After five years of treatment, I felt confident enough to remove my “beard” by getting it waxed. I couldn’t have done it sooner because my hormones were still out of balance and my hair would have grown back thicker if I had tried to remove it. The irony is, by the time I had it removed, it didn’t bother me any longer. Since I had understood it was caused by a medical condition and it wasn’t my fault, I had been much more accepting of it, and of myself, and when I finally had it waxed off, the occasion wasn’t as grand as I had imagined it would be. Life is funny that way sometimes.

Seven years into treatment, my endocrinologist started to wean me off the medication. I booked an appointment to see her, not knowing it’d be the last time I would. I had gotten some blood work done and she had the results to share with me.

“Well, looks like everything’s normal — your periods are regular, your weight is under control, your hair growth has had a considerable decrease. Make sure you exercise regularly and keep an eye on your diet, and everything should be okay. Hopefully you won’t have to see me again!”

She was right. I never went back to see her.

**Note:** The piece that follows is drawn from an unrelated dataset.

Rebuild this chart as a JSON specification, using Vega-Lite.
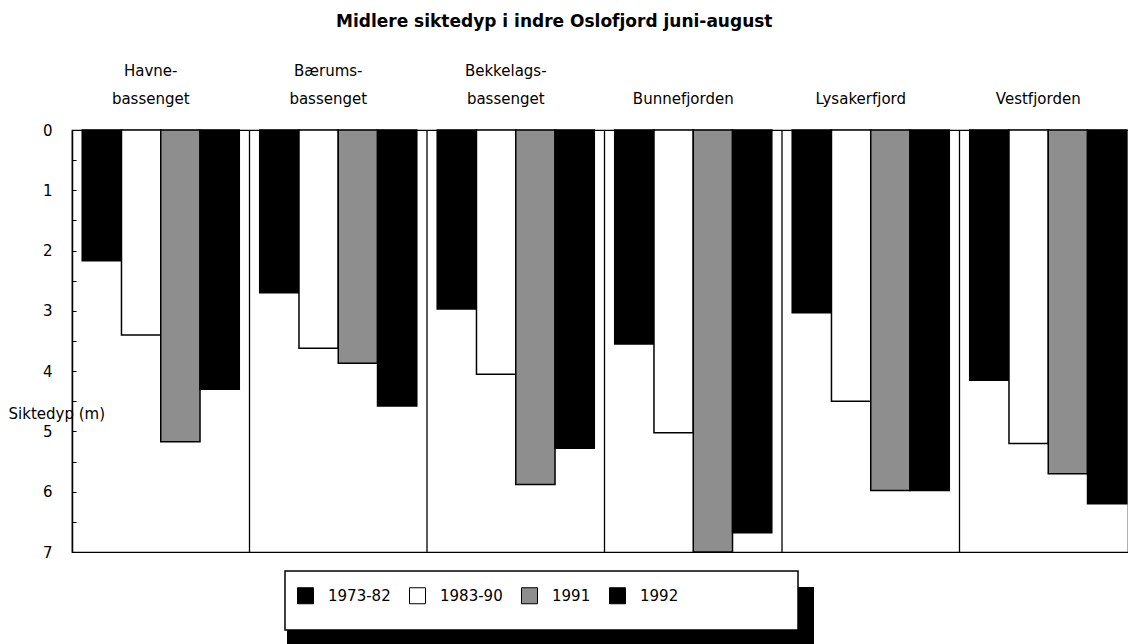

Less than 50% of women who have PCOS are ever diagnosed. It is one of the most common illnesses suffered by women of childbearing age. I often wonder what would have happened if my physician hadn’t known that hirsutism was a symptom of PCOS. Or that having too much facial hair wasn’t something to gloss over or ignore.

Many people, like my mother, think a lot of the symptoms of PCOS are just growing pains, that girls will eventually come out of it. That’s a very dangerous opinion to hold because undiagnosed PCOS can lead to insulin resistance, and eventually diabetes. I was fortunate to have been diagnosed early in life, but not everyone is that lucky. With 1 in 10 women suffering from the condition, it’s time more people understood it and knew how to spot it, doctors included, so young girls don’t have to live with the fear of social ostracization because of an illness they don’t even know they have.

Sharing this story is my way of raising awareness.